--- START ---
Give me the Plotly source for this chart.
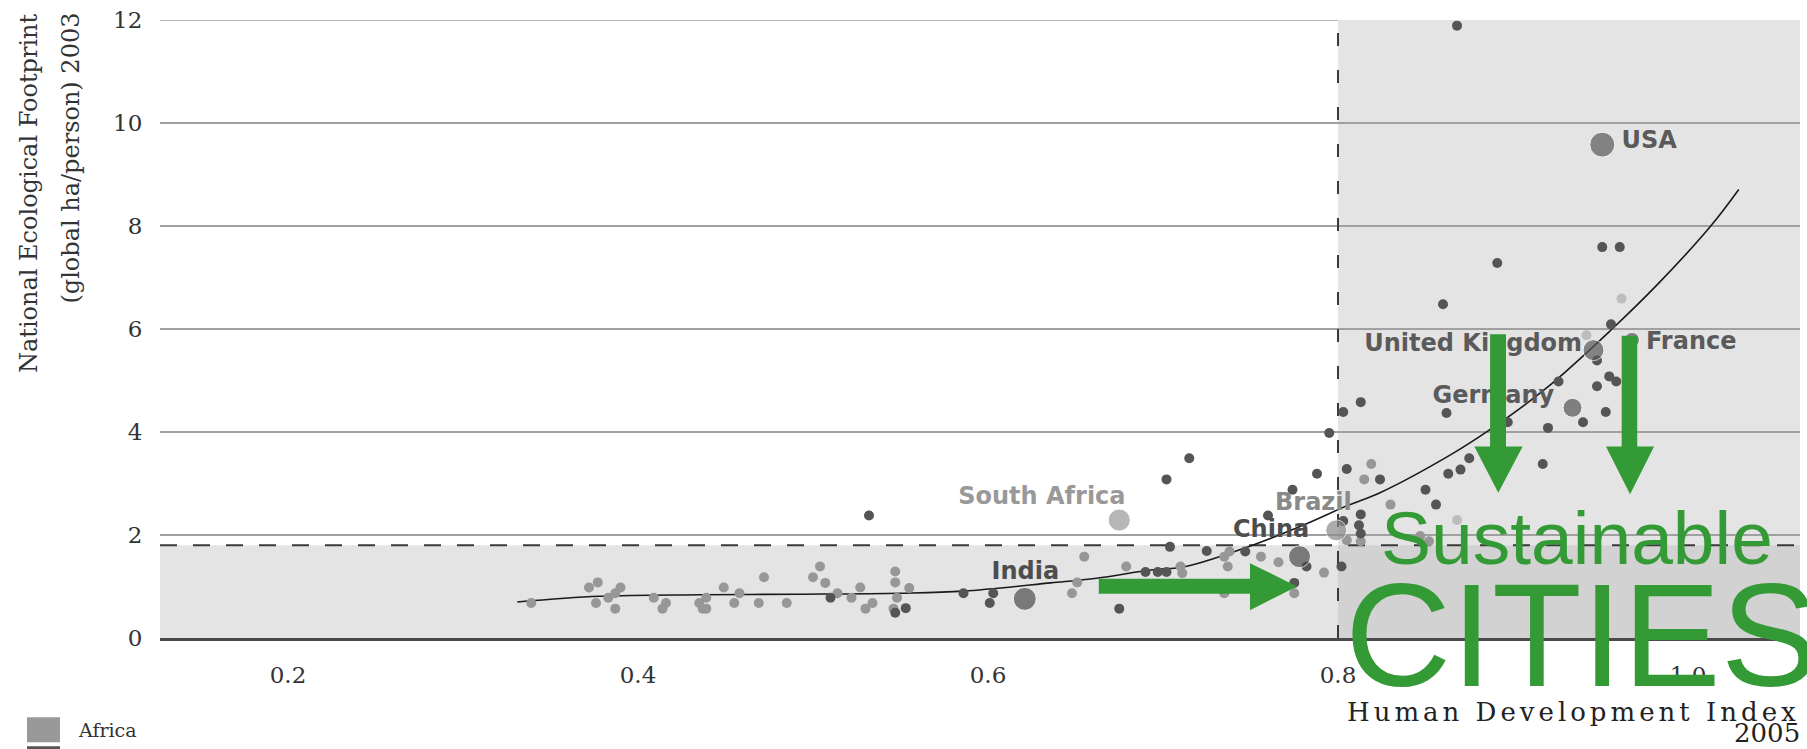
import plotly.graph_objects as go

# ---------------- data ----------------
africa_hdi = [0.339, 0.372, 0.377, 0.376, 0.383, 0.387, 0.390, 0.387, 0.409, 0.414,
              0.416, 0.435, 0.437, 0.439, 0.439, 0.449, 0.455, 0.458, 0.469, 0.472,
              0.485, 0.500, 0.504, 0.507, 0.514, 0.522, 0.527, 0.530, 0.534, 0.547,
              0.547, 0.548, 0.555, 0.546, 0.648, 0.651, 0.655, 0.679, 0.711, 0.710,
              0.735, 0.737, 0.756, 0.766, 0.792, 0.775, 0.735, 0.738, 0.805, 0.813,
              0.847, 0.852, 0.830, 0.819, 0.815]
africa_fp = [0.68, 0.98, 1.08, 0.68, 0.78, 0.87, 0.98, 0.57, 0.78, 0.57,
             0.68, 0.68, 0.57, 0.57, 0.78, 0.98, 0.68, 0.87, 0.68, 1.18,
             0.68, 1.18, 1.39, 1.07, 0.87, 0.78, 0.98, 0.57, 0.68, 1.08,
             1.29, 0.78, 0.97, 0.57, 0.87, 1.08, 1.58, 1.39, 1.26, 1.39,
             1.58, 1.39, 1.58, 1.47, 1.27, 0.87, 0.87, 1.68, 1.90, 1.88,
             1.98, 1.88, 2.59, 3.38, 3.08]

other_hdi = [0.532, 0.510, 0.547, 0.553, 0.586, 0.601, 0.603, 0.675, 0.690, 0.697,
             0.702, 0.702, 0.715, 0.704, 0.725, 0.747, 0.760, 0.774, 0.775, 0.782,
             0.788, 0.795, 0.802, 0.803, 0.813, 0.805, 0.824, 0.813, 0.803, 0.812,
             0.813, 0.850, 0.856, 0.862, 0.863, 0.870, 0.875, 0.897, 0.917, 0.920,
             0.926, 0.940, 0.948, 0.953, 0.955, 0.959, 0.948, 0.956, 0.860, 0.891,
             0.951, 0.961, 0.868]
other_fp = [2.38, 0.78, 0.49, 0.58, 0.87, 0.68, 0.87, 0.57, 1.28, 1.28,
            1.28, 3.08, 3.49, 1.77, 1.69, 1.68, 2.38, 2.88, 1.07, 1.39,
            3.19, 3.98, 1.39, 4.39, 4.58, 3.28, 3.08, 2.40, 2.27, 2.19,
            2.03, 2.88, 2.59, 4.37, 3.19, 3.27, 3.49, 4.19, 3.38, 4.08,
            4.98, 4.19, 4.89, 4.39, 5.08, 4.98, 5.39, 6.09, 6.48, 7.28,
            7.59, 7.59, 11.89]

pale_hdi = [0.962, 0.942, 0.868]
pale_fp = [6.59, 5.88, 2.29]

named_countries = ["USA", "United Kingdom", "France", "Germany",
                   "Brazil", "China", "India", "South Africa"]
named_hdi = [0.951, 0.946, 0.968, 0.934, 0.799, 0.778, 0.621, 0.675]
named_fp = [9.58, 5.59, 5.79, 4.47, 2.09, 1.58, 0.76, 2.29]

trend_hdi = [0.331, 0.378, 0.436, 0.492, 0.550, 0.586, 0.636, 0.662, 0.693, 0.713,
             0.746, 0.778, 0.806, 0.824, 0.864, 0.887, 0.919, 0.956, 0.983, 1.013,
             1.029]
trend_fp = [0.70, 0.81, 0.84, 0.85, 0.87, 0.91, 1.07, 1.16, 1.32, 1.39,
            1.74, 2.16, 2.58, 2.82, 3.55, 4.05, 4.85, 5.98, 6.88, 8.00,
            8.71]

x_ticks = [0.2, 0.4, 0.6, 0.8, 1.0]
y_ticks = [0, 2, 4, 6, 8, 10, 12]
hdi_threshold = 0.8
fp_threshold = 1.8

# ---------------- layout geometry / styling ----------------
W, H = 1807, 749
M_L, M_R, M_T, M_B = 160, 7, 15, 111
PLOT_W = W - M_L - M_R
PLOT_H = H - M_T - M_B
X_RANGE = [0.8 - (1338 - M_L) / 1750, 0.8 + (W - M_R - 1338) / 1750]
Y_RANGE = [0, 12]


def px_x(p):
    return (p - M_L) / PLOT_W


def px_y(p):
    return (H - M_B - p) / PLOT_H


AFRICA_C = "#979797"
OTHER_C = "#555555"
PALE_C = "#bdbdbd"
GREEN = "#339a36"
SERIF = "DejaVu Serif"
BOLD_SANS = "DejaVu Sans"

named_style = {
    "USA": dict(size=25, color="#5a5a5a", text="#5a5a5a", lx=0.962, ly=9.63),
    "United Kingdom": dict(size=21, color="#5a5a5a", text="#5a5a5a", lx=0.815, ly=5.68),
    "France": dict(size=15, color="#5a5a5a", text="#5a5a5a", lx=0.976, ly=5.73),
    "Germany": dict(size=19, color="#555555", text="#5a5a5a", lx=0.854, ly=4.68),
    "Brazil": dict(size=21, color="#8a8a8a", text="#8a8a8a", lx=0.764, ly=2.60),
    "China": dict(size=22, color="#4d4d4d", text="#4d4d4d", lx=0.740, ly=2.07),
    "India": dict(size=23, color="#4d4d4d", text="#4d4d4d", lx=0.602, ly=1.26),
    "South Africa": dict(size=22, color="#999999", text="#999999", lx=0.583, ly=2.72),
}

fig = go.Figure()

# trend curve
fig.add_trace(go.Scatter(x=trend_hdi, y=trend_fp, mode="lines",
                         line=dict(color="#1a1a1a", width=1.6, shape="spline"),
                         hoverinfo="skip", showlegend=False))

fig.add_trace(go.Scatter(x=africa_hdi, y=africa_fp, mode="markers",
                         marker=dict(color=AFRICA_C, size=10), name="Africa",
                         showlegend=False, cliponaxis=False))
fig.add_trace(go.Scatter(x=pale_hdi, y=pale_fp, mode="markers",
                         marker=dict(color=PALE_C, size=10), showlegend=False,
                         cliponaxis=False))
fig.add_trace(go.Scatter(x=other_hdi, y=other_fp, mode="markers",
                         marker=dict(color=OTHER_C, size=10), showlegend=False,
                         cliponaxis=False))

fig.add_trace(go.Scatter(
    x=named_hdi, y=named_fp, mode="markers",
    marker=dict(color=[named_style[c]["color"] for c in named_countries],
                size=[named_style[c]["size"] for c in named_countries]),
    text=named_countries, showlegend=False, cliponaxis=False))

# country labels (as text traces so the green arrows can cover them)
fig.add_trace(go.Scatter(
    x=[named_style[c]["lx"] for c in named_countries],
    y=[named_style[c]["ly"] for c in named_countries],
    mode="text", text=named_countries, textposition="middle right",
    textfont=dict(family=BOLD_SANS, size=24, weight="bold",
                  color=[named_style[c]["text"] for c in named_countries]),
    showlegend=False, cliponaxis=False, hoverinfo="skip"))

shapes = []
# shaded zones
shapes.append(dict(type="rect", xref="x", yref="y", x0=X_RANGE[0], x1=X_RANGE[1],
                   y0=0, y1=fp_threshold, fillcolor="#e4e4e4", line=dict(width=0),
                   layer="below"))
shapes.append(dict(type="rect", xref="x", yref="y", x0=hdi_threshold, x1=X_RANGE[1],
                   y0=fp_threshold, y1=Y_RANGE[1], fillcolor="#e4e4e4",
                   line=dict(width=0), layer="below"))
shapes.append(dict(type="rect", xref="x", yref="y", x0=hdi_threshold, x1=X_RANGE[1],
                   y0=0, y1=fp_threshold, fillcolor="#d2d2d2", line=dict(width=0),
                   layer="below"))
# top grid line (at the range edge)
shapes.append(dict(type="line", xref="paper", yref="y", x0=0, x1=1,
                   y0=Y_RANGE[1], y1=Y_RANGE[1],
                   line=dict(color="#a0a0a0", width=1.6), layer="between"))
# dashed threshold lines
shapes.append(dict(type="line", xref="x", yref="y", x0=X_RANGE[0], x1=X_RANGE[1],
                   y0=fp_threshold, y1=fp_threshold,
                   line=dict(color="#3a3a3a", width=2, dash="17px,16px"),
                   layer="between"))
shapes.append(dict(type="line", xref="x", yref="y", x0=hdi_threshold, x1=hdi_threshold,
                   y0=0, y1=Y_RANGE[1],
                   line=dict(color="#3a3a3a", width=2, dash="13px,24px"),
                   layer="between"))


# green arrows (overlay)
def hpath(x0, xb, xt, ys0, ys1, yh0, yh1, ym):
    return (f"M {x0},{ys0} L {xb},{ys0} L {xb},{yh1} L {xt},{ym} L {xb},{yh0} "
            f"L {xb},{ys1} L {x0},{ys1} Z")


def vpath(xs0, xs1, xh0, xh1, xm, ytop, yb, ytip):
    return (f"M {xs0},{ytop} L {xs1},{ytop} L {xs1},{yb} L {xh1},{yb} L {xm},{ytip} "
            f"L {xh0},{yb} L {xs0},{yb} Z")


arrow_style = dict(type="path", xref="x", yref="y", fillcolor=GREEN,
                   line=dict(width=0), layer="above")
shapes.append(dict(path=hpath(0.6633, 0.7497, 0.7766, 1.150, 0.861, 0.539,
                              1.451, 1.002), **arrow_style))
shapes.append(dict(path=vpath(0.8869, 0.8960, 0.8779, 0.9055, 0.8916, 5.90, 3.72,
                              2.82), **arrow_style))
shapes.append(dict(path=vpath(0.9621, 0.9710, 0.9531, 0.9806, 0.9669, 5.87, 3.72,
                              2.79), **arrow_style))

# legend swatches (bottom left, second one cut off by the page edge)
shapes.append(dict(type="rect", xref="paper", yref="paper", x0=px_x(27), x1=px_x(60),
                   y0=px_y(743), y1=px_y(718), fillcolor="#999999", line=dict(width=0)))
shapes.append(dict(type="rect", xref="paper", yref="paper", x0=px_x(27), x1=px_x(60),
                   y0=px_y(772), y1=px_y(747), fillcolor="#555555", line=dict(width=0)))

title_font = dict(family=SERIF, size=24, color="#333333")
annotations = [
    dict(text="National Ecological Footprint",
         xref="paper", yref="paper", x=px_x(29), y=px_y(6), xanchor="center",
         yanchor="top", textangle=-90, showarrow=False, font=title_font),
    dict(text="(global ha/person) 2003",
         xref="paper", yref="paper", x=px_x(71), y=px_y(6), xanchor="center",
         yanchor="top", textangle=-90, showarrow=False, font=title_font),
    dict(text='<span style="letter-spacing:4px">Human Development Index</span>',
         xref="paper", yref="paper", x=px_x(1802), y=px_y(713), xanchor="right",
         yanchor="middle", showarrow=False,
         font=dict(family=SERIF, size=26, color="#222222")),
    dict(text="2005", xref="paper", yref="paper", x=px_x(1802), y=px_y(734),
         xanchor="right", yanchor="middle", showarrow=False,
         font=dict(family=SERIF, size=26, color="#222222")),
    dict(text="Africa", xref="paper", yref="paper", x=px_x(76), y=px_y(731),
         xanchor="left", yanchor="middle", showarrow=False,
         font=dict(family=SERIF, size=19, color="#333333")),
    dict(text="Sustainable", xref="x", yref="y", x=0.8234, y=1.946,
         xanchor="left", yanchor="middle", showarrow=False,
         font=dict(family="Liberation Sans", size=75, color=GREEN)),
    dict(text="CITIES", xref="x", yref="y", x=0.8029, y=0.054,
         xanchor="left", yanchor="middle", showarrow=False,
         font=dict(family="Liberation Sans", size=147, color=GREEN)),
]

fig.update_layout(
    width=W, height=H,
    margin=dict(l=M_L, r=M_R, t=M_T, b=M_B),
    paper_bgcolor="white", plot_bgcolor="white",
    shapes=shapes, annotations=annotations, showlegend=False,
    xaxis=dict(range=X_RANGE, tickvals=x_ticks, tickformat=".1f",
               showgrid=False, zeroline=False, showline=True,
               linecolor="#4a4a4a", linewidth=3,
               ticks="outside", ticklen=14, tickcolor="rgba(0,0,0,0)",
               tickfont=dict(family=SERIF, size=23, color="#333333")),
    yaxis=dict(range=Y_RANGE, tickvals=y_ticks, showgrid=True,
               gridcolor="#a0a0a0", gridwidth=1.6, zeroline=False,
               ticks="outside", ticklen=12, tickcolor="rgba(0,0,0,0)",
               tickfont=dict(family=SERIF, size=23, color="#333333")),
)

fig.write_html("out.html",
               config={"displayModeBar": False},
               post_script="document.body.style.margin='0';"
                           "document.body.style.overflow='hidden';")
--- END ---
Restate, line by line and word for word, everything from the top of the material through the line that contains "import plotly.graph_objects as go". Leave pictures out.

[FINISHED ANSWER]
Give me the Plotly source for this chart.
import plotly.graph_objects as go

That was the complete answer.